Here are his recommendations for beginners:
Step One: Build Your Credit Score
Building your credit score is crucial to real estate property financing. Lenders look at a borrower’s credit score to determine the type and amount of loan suitable. The higher the credit score of a borrower, the lower the interest you pay, and the lower the credit score, the higher the interest.
Step Two: Save Your Money
You need money to invest in real estate. It’s a reality that you have to give a 5 to 20 percent down payment. A good income and credit score are significant. Live frugal as needed and make money to invest, such as starting a business or having a day job.
Step Three: Proof of Income
Make sure to provide proof of income or consistent paycheck for at least one to two years. Salary employees and self-employed individuals need to show tax returns and at least six months of bank statements. Don’t be too aggressive in tax write-offs to increase your chances of a higher amount of loan.
A buffer of 10 percent is enough for the write off to show you have a decent income. Before filing your tax return, talk to a lender to check your tax return to determine the income you’re showing is okay to get the loan you want to get.
Step Four: Get Pre-Qualified
Speak with the lender first to get pre-qualified to save you time and from frustration. It’s also a good thing to get multiple approvals to get the best rate.
Step Five: Research
Tracking every property is essential. Drive around and understand property values in the area. It’s essential to have patience in selecting investment properties that you can quickly renovate with the best ROI.
Step Six: Make Offers
Be patient and never lose a good deal. Grab opportunities when the price is reasonably low.
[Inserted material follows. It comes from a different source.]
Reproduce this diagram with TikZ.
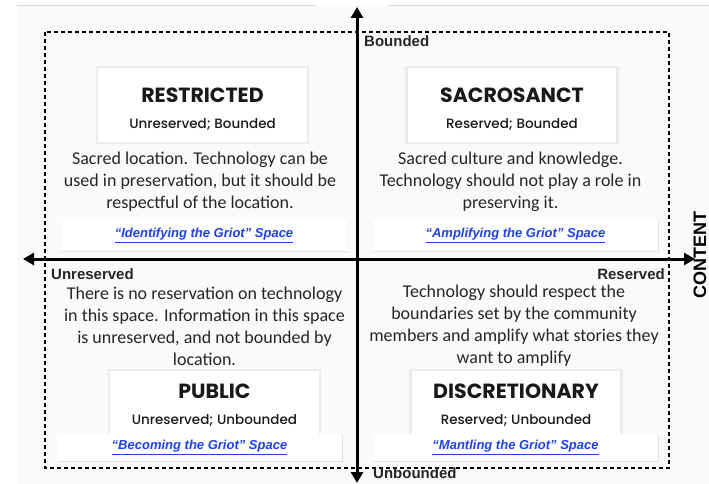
\documentclass[tikz,border=0pt]{standalone}
\usepackage{fontspec}
\setmainfont{Carlito}
\newfontfamily\titlefont{Poppins}
\IfFontExistsTF{Poppins Medium}{\newfontfamily\subfont{Poppins Medium}}{\newfontfamily\subfont{Poppins}}
\newfontfamily\arialfont{Liberation Sans}
\usetikzlibrary{arrows.meta, positioning, shadows}
\definecolor{griotblue}{HTML}{1F42E8}
\definecolor{boxgray}{HTML}{ECECEC}
\definecolor{paper}{HTML}{FAFAFA}
\tikzset{
  titlebox/.style={draw=boxgray, line width=2.5pt, fill=white,
    minimum width=211pt, inner sep=0pt},
  titletext/.style={align=center, inner sep=0pt, text=black!90},
  linkbox/.style={fill=white, minimum width=285pt, inner sep=0pt,
    drop shadow={shadow xshift=0.6pt, shadow yshift=-1.2pt, opacity=0.2},
    font=\arialfont\bfseries\itshape\fontsize{13}{15}\selectfont, text=griotblue},
  desc/.style={align=center, inner sep=0pt, text=black!85,
    font=\fontsize{18}{22}\selectfont},
  axislabel/.style={inner sep=0pt, text=black!85,
    font=\arialfont\bfseries\fontsize{15}{18}\selectfont},
  axisline/.style={line width=3pt, {Triangle[length=11pt,width=12pt]}-{Triangle[length=11pt,width=12pt]}}
}
\newcommand{\qtitle}[2]{{\titlefont\bfseries\fontsize{20.5}{24}\selectfont #1}\\[14pt]{\subfont\fontsize{13.5}{16}\selectfont #2}}

\begin{document}
\begin{tikzpicture}[x=1pt, y=-1pt]
  \useasboundingbox (0,0) rectangle (709,484);
  % page and frame
  \fill[paper] (17,5) rectangle (709,484);
  \draw[black!15, line width=0.8pt] (17,5) -- (316,5);
  \draw[black!15, line width=0.8pt] (388,5) -- (709,5);
  \draw[line width=1.3pt, dash pattern=on 4pt off 3pt] (45,32) rectangle (669,468);

  % top left quadrant
  \node[titlebox, minimum height=76pt] (restricted) at (202.5,105) {};
  \node[titletext] (restrictedlbl) at ([yshift=-4.5pt]restricted.center) {\qtitle{RESTRICTED}{Unreserved; Bounded}};
  \node[desc] (restrictedtxt) at (200,182) {Sacred location. Technology can be\\used in preservation, but it should be\\respectful of the location.};
  \node[linkbox, minimum height=31pt] (identify) at (204,235.5) {\underline{“Identifying the Griot” Space}};

  % top right quadrant
  \node[titlebox, minimum height=76pt] (sacrosanct) at (512,105) {};
  \node[titletext] (sacrosanctlbl) at ([yshift=-4.5pt]sacrosanct.center) {\qtitle{SACROSANCT}{Reserved; Bounded}};
  \node[desc] (sacrosancttxt) at (510.5,182) {Sacred culture and knowledge.\\Technology should not play a role in\\preserving it.};
  \node[linkbox, minimum height=31pt] (amplify) at (515.5,235.5) {\underline{“Amplifying the Griot” Space}};

  % bottom left quadrant
  \node[desc] (publictxt) at (204.5,326) {There is no reservation on technology\\in this space. Information in this space\\is unreserved, and not bounded by\\location.};
  \node[titlebox, minimum height=66pt] (public) at (214.5,403) {};
  \node[titletext] (publiclbl) at ([yshift=-2.5pt]public.center) {\qtitle{PUBLIC}{Unreserved; Unbounded}};
  \node[linkbox, minimum height=27pt] (becoming) at (199.5,447.5) {\underline{“Becoming the Griot” Space}};

  % bottom right quadrant
  \node[desc] (discretiontxt) at (514,326) {Technology should respect the\\boundaries set by the community\\members and amplify what stories they\\want to amplify};
  \node[titlebox, minimum height=66pt] (discretionary) at (516,403) {};
  \node[titletext] (discretionarylbl) at ([yshift=-2.5pt]discretionary.center) {\qtitle{DISCRETIONARY}{Reserved; Unbounded}};
  \node[linkbox, minimum height=27pt] (mantling) at (515.5,447.5) {\underline{“Mantling the Griot” Space}};

  % axes
  \coordinate (north) at (357,7);
  \coordinate (south) at (357,483);
  \coordinate (west) at (23,259);
  \coordinate (east) at (695,259);
  \draw[axisline] (west) -- (east);
  \draw[axisline] (south) -- (north);

  \node[axislabel, anchor=base west] (bounded) at (364,47) {Bounded};
  \node[axislabel, anchor=base west] (unbounded) at (373,478) {Unbounded};
  \node[axislabel, anchor=base west] (unreserved) at (51,279) {Unreserved};
  \node[axislabel, anchor=base east] (reserved) at (665,279) {Reserved};
  \node[inner sep=0pt, rotate=90, font=\arialfont\bfseries\fontsize{18}{20}\selectfont] (content) at (700,255) {CONTENT};
\end{tikzpicture}
\end{document}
Step Seven: Do Inspections
It’s one way to break even and opportunities to talk with contractors to estimate how much you’ll need to spend on the renovation. In that way, you can negotiate for the price.
Step Eight: Close the Deal!
It takes 20 to 45 days, depending on the property.
Step Nine: Make Renovations
Add equity by fixing the property, and make it a rental property. Find a contractor via word-of-mouth or ask around or Yelp. It’s great to get multiple bids from different contractors to see the differences in prices.
Step Ten: Find a Tenant
The best way to find a tenant is using Craiglist. You can also use social media.